In Miami, in East LA, in San Antonio and Chicago's Pilsen neighborhood, a different kind of alphabetic expansion is happening in real time. Spanglish — and its more formalized cousin, Chicano English — doesn't just borrow words. It builds hybrid sonic structures that neither Spanish nor English can fully represent in their native orthographies.
Consider "troca" (truck), "lonche" (lunch), or the verb "parquear" (to park). These aren't translations. They're transliterations of English sounds into Spanish phonetic logic, creating words that technically belong to neither language and fully belong to both. The letters are the same. The sound is new.
Gloria Anzaldúa wrote about this in Borderlands/La Frontera decades ago, describing Chicano Spanish as a language of the borderlands — one that exists precisely because the existing alphabets weren't adequate to the experience of living between two cultural systems. "Until I can take pride in my language," she wrote, "I cannot take pride in myself." The alphabet, she understood, is never just letters. It's legitimacy.
Artist and typographer Cristina de Miguel has been exploring this territory visually, designing typefaces that attempt to capture the ligatures — the fused letterforms — that Spanglish creates aurally but that no keyboard can produce. "I want to make a font that looks like it's mid-sentence between two languages," she told an interviewer last year. "Because that's where most of my family lives."
The Internet Broke the Alphabet in the Best Way Possible
If AAVE and Spanglish expanded the alphabet's phonetic range, internet language detonated the concept of orthography altogether and seemed pretty pleased with the results.

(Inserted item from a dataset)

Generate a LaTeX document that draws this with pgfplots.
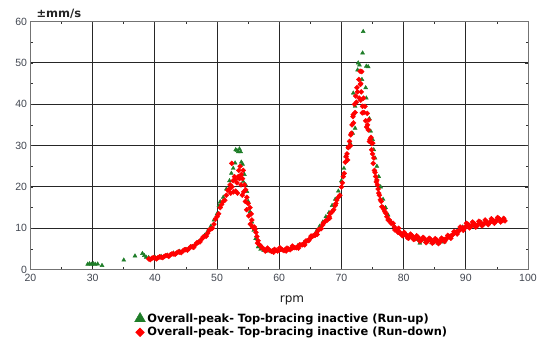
\documentclass[border=0pt]{standalone}
\usepackage{fontspec}
\setmainfont{DejaVu Sans}
\newfontfamily\tickfont{Liberation Sans}
\usepackage{pgfplots}
\pgfplotsset{compat=1.18}
\definecolor{rungreen}{RGB}{30,125,40}
\definecolor{rundown}{RGB}{255,0,0}
\definecolor{ticktxt}{RGB}{65,70,80}
\begin{document}
\begin{tikzpicture}
\begin{axis}[
  scale only axis, width=497.5pt, height=248pt,
  xmin=20, xmax=100, ymin=0, ymax=60,
  xtick={20,30,...,100}, ytick={0,10,...,60},
  minor x tick num=1, minor y tick num=1,
  grid=major,
  major grid style={black!85, line width=0.9pt},
  axis line style={black!55, line width=0.9pt},
  tick style={black!80, line width=0.8pt},
  major tick length=3pt, minor tick length=2.5pt,
  tick label style={font=\tickfont\fontsize{10.5}{12}\selectfont, text=ticktxt},
  xticklabel style={yshift=-1pt},
  /pgf/number format/assume math mode=true,
  legend style={at={(0.209,-0.172)}, anchor=north west, draw=none, fill=none,
    font=\bfseries\fontsize{11.4}{13}\selectfont, row sep=1.5pt, inner sep=0pt,
    nodes={inner xsep=2pt, inner ysep=1pt}},
  legend cell align=left,
]
\addplot[only marks, mark=triangle*, mark size=2.3pt, color=rungreen,
  legend image post style={mark size=6.2pt}] coordinates {
(29.2,1.3) (29.5,1.4) (29.8,1.3) (30.1,1.4) (30.4,1.3) (30.8,1.35) (31.5,1.0)
(35.0,2.3) (36.8,3.3) (38.0,3.9) (38.3,3.4) (38.6,3.0) (39.0,2.9) (40,3.0)
(41,3.2) (42,3.5) (43,4.0) (44,4.4) (45,4.9) (46,5.6) (47,6.7) (48,8.3)
(48.5,9.3) (49,10.5) (49.5,12) (50,13.5) (50.3,15.5) (50.5,16.4) (51,17.5)
(51.5,19.5) (52,21.5) (52.3,23.3) (52.6,24.5) (52.9,25.8) (53.0,29) (53.2,28.8)
(53.4,28.5) (53.6,29.2) (53.8,28.5) (53.9,26) (54.1,25.5) (54.2,21.3) (54.4,23)
(54.6,20.5) (54.8,18.9) (55.0,16.5) (55.3,14) (55.6,11.5) (55.9,9.5) (56.2,7.5)
(56.6,5.5) (57,4.9) (57.5,4.6) (58,4.5) (59,4.6) (60,4.7) (61,4.9) (62,5.2)
(63,5.8) (64,6.6) (65,7.8) (66,9.3) (66.5,10.5) (67,11.5) (67.5,12.8) (68,13.8)
(68.5,15.5) (69,17) (69.5,19) (70,21.5) (70.4,24.5) (70.7,27.5) (71.1,29.5)
(71.4,30.6) (71.8,33) (72.2,34.2) (72.2,39.5) (71.9,42.7) (72.6,48.3) (72.7,50)
(72.9,49.5) (73.4,52.4) (73.5,57.6) (73.3,46) (73.9,44) (74.0,41.5) (74.0,49.2)
(74.3,49.1) (74.5,36.5) (74.7,33.5) (75.0,31.5) (75.2,29) (75.4,27) (75.7,25)
(76.0,22.5) (76.3,20) (76.7,17) (77.1,15) (77.5,13.2) (78,11.5) (78.5,10.5)
(79,9.5) (79.5,8.8) (80,8.3) (81,7.8) (82,7.3) (82.6,6.4) (83.5,6.8) (84.5,6.5)
(85.5,6.4) (86.5,6.7) (87.5,7.8) (88.5,9.0) (89,9.9) (89.5,10.3) (90.5,10.8)
(91.5,10.6) (92.5,11.3) (93.5,11.1) (94,11.8) (95,12.2) (96,12.3)
};
\addlegendentry{Overall-peak- Top-bracing inactive (Run-up)}
\addplot[only marks, mark=square*, mark size=1.75pt, mark options={rotate=45}, color=rundown,
  legend image post style={mark size=3.1pt}] coordinates {
(39,2.6) (39.5,2.7) (40,2.8) (40.5,2.9) (41,3.0) (41.5,3.2) (42,3.4) (42.5,3.6)
(43,3.8) (43.5,4.0) (44,4.2) (44.5,4.5) (45,4.8) (45.5,5.1) (46,5.5) (46.5,6.0)
(47,6.6) (47.5,7.3) (48,8.0) (48.5,8.8) (49,9.8) (49.5,11.0) (50,12.8) (50.5,15.0)
(51,16.5) (51.5,18) (52,19.5) (52.2,18.5) (52.4,20) (52.6,21.5) (52.8,22.5)
(53.0,19) (53.2,21) (53.4,22.5) (53.5,24) (53.7,25) (53.9,23) (54.1,22) (54.2,24)
(54.4,20.5) (54.6,19.3) (54.8,17.5) (55.0,16) (55.3,15) (55.5,13.5) (55.6,12)
(55.8,10.2) (56.1,9.8) (56.4,8) (56.6,7) (57,5.8) (57.5,5.0) (58,4.7) (58.5,4.6)
(59,4.6) (59.5,4.7) (60,4.7) (60.5,4.8) (61,4.9) (61.5,5.0) (62,5.1) (62.5,5.3)
(63,5.6) (63.5,6.0) (64,6.4) (64.5,7.0) (65,7.6) (65.5,8.2) (66,8.9) (66.5,9.8)
(67,10.8) (67.5,11.8) (68,12.8) (68.5,14) (69,15.5) (69.5,17.5) (70,20) (70.3,22.5)
(70.6,26) (70.9,28) (71.1,29.5) (71.3,31) (71.5,32.6) (71.7,35) (71.9,37.5)
(72.1,40) (72.3,42) (72.5,44) (72.8,46) (73.0,48) (73.1,45) (73.2,43) (73.1,41)
(73.4,39.5) (73.6,38) (73.9,36) (74.2,35) (74.3,33.8) (74.6,31.5) (74.9,30.5)
(75.0,28) (75.1,25.7) (75.3,24) (75.5,22.5) (75.7,21.7) (75.9,19.5) (76.1,18)
(76.4,16.5) (76.7,15) (77,14) (77.3,12.8) (77.7,12) (78,11.2) (78.5,10.3) (79,9.5)
(79.5,8.9) (80,8.5) (80.5,8.2) (81,8.0) (81.5,7.9) (82,7.7) (82.5,7.5) (83,7.3)
(83.5,7.2) (84,7.1) (84.5,7.0) (85,6.9) (85.5,6.9) (86,7.0) (86.5,7.3) (87,7.7)
(87.5,8.1) (88,8.6) (88.5,9.1) (89,9.6) (89.5,10.1) (90,10.5) (90.5,10.7) (91,10.8)
(91.5,10.9) (92,11.0) (92.5,11.1) (93,11.2) (93.5,11.4) (94,11.6) (94.5,11.8)
(95,12.0) (95.5,12.1) (96,12.0) (96.3,11.8)
(39.25,2.4) (39.75,2.9) (40.25,2.6) (40.75,3.1) (41.25,2.9) (41.75,3.4) (42.25,3.2)
(42.75,3.8) (43.25,3.7) (43.75,4.3) (44.25,4.1) (44.75,4.8) (45.25,4.7) (45.75,5.5)
(46.25,5.4) (46.75,6.5) (47.25,6.7) (47.75,7.9) (48.25,8.1) (48.75,9.6) (49.25,10.0)
(49.75,12.2) (50.25,13.5) (50.75,15.8) (51.25,16.8) (51.75,19.2) (52.1,20.5)
(52.35,25.7) (52.65,18.8) (52.95,21.8) (53.3,18.5) (53.6,22) (53.85,20.5) (54.05,18)
(54.3,18.8) (54.55,16.5) (54.75,14.5) (55.1,13) (55.35,11) (55.7,10.4) (56.0,10.3)
(56.25,9.0) (56.5,6.4) (56.8,6.0) (57.25,5.2) (57.75,4.5) (58.25,4.9) (58.75,4.4)
(59.25,4.9) (59.75,4.5) (60.25,5.0) (60.75,4.6) (61.25,5.2) (61.75,4.8) (62.25,5.4)
(62.75,5.3) (63.25,6.0) (63.75,6.0) (64.25,6.9) (64.75,7.0) (65.25,8.1) (65.75,8.3)
(66.25,9.6) (66.75,9.9) (67.25,11.5) (67.75,12.0) (68.25,13.6) (68.75,14.5)
(69.25,16.8) (69.75,18.0) (70.15,21.0) (70.45,23.3) (70.75,27.3) (71.0,26.5)
(71.2,29.8) (71.45,30.0) (71.6,33.0) (71.85,37.0) (71.95,35.5) (72.2,38) (72.4,40.5)
(72.6,43) (72.85,41.5) (73.05,44.8) (73.25,47.9) (73.35,37.9) (73.55,41.5) (73.8,39.5)
(74.05,34.5) (74.15,37.8) (74.4,36.2) (74.5,31) (74.75,32.0) (74.85,29) (75.05,30.6)
(75.2,27) (75.4,23.5) (75.6,21.2) (75.8,20.5) (76.0,18.5) (76.25,16.9) (76.5,15.2)
(76.85,14.5) (77.15,13.6) (77.5,12.0) (77.85,11.6) (78.3,11.2) (78.6,9.6) (79.1,9.0)
(79.4,8.8) (79.8,8.2) (80.3,8.6) (80.8,7.6) (81.3,8.3) (81.8,7.4) (82.3,7.9) (82.8,7.0)
(83.3,7.6) (83.8,6.8) (84.3,7.4) (84.8,6.6) (85.3,7.2) (85.8,6.6) (86.3,7.3) (86.8,7.3)
(87.3,8.0) (87.8,8.3) (88.3,9.0) (88.8,9.2) (89.3,10.0) (89.8,10.0) (90.3,11.0)
(90.8,10.4) (91.3,11.2) (91.8,10.6) (92.3,11.5) (92.8,10.9) (93.3,11.6) (93.8,11.3)
(94.3,12.0) (94.8,11.6) (95.3,12.4) (95.8,11.8)
(58.1,5.2) (59.1,4.2) (60.1,5.3) (61.1,4.5) (62.1,5.7) (63.1,5.2) (64.1,6.0)
(65.1,8.1) (66.1,8.5) (67.1,11.2) (68.1,12.4) (69.1,16.0) (79.2,10.0) (80.1,9.0)
(80.6,7.7) (81.1,8.6) (81.6,7.3) (82.1,8.2) (82.6,6.9) (83.1,7.8) (83.6,6.5)
(84.1,7.6) (84.6,6.4) (85.1,7.5) (85.6,6.3) (86.1,7.6) (86.6,6.8) (87.1,8.3)
(87.6,7.6) (88.1,9.2) (88.6,8.6) (89.1,10.3) (89.6,9.5) (90.1,11.2) (90.6,10.1)
(91.1,11.5) (91.6,10.3) (92.1,11.7) (92.6,10.6) (93.1,12.0) (93.6,10.9) (94.1,12.3)
(94.6,11.2) (95.1,12.6) (95.6,11.5) (96.1,12.4)
};
\addlegendentry{Overall-peak- Top-bracing inactive (Run-down)}
\end{axis}
\node[anchor=base west, font=\bfseries\fontsize{11.5}{13}\selectfont, text=black!85] at (2.5pt,252pt) {±mm/s};
\node[anchor=base, font=\fontsize{12}{14}\selectfont, text=black!90] at (261.5pt,-33pt) {rpm};
\pgfresetboundingbox
\path[use as bounding box] (-30.5pt,-73.4pt) rectangle (516.5pt,269.6pt);
\end{tikzpicture}
\end{document}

Consider: "lmaooo." The tripled vowel isn't a typo. It's a letter. It carries specific tonal information — more unhinged than "lmao," less formal than "lol," positioned somewhere in the emotional register of genuinely losing it. Linguist Gretchen McCulloch, whose book Because Internet is basically required reading for anyone interested in how language evolves online, has written extensively about how repeated letters function as a kind of typographic prosody — they encode tone, duration, and emotional intensity in ways that punctuation alone can't manage.
Then there's the lowercase "i" as a stylistic choice — not a grammatical error, but a deliberate signal of a particular kind of ironic self-deprecation that Gen Z has essentially turned into a dialect marker. Capital "I" is confident. Lowercase "i" is anxious and self-aware and kind of funny about it. Same letter. Different glyph. Different meaning. That's phonemic distinction, and it happened on Tumblr.
Emoji function as logograms — single symbols carrying complex, culturally specific meaning — which means the average American teenager is functionally literate in a writing system that didn't exist 20 years ago. The 🙃 emoji is not a smiling face. Anyone who has received a 🙃 in a text message knows that it communicates something closer to barely-contained existential despair. There is no letter for that. There is now a letter for that.
Archiving the Overflow
Some artists and researchers are trying to catch this expansion before it evaporates. The challenge is that vernacular language, almost by definition, resists formal documentation. The moment you write it down officially, it starts to calcify.
The Ethnography of the University Initiative at the University of Illinois has been running oral history projects that specifically try to capture regional dialect features before they homogenize under the pressure of national media. Researchers working in Black Chicago neighborhoods have documented vowel patterns and tonal inflections that, as one graduate student put it, "would require us to invent at least three new letters to write down accurately."
Hip hop has always been the most sophisticated ongoing experiment in this space. Rappers from Kendrick Lamar to Cardi B to Tierra Whack treat orthography as a design problem — spelling words the way they sound in a specific mouth, from a specific place, carrying a specific history. Kendrick's Mr. Morale & The Big Steppers is, among other things, a masterclass in how written language can encode accent, rhythm, and cultural positioning simultaneously. The liner notes read like a new alphabet.
The Alphabet Was Always a Draft
Here's the thing ABCDF∞ has been saying since day one, sometimes loudly and sometimes just by existing with that infinity sign hanging off the end: the alphabet is not a finished document. It never was. The letters we use today are the survivors of centuries of orthographic argument, colonial imposition, printing press pragmatism, and pure accident.
America's vernacular traditions — Black, Latino, Indigenous, immigrant, regional, generational, digital — have always known this. They've been writing in the margins of the official alphabet since before there was an official alphabet to write in the margins of.
The linguists documenting AAVE syntax, the typographers designing Spanglish ligatures, the teenagers inventing new punctuation on their phones — they're all doing the same thing. They're adding letters.
The alphabet doesn't end at Z. It never did. That's the whole point.